Henry_2001 wrote: For positive integer $k,$ we say that it is a Taurus integer if we can delete one element from the set $M_k=\{1,2,\cdots,k\},$ such that the sum of remaining $k-1$ elements is a positive perfect square. For example, $7$ is a Taurus integer, because if we delete $3$ from $M_7=\{1,2,3,4,5,6,7\},$ the sum of remaining $6$ elements is $25,$ which is a positive perfect square. $(1)$ Determine whether $2021$ is a Taurus integer. $(2)$ For positive integer $n,$ determine the number of Taurus integers in $\{1,2,\cdots,n\}.$ a)Yes,$M_k-{1190}$ is a perfect square

Sprites wrote: Henry_2001 wrote: For positive integer $k,$ we say that it is a Taurus integer if we can delete one element from the set $M_k=\{1,2,\cdots,k\},$ such that the sum of remaining $k-1$ elements is a positive perfect square. For example, $7$ is a Taurus integer, because if we delete $3$ from $M_7=\{1,2,3,4,5,6,7\},$ the sum of remaining $6$ elements is $25,$ which is a positive perfect square. $(1)$ Determine whether $2021$ is a Taurus integer. $(2)$ For positive integer $n,$ determine the number of Taurus integers in $\{1,2,\cdots,n\}.$ a)Yes,$M_k-{1190}$ is a perfect square b)We Claim that every integer is a tarus integer. Firstly,the sum of the set $M_n=\frac{n(n+1)}{2}>\lfloor \frac{n}{\sqrt{2}}\rfloor^2$ Now $\frac{n(n+1)}{2}-\frac{n^2}{2}<n $ hence every number is tarus . Sorry, but your answer of b) is wrong.(e.g. 5 is not Taurus)

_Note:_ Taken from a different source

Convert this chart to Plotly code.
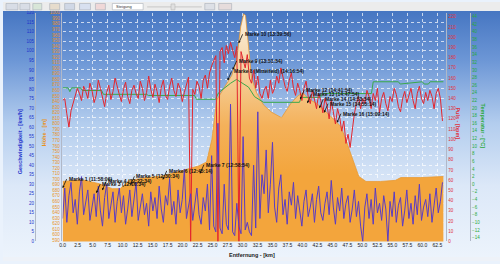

tobylong wrote: Sprites wrote: Henry_2001 wrote: For positive integer $k,$ we say that it is a Taurus integer if we can delete one element from the set $M_k=\{1,2,\cdots,k\},$ such that the sum of remaining $k-1$ elements is a positive perfect square. For example, $7$ is a Taurus integer, because if we delete $3$ from $M_7=\{1,2,3,4,5,6,7\},$ the sum of remaining $6$ elements is $25,$ which is a positive perfect square. $(1)$ Determine whether $2021$ is a Taurus integer. $(2)$ For positive integer $n,$ determine the number of Taurus integers in $\{1,2,\cdots,n\}.$ a)Yes,$M_k-{1190}$ is a perfect square b)We Claim that every integer is a tarus integer. Firstly,the sum of the set $M_n=\frac{n(n+1)}{2}>\lfloor \frac{n}{\sqrt{2}}\rfloor^2$ Now $\frac{n(n+1)}{2}-\frac{n^2}{2}<n $ hence every number is tarus . Sorry, but your answer of b) is wrong.(e.g. 5 is not Taurus) Yeah,I guess it should work for all integers except $5$ and $8$

The answer is [sqrt((n^2+n-2)/2)]+1. Let f(n)=[sqrt((n^2+n-2)/2)].-[sqrt((n^2-n-2)/2)], it is easy to see that n is Taurus if and only if f(n)=1, and the answer is just to sum f(1)+f(2)+...+f(n). I think this is too easy for a 4.

Justanaccount wrote: The answer is $ \sqrt{\frac{n^2+n-2}{2}}+1$. Let $f(n)=\sqrt{\frac{n^2+n-2}{2}}- \sqrt{\frac{n^2-n-2}{2}}$, it is easy to see that n is Taurus if and only if f(n)=1, and the answer is just to sum $f(1)+f(2)+...+f(n)$. I think this is too easy for a 4. Can you post your sol please?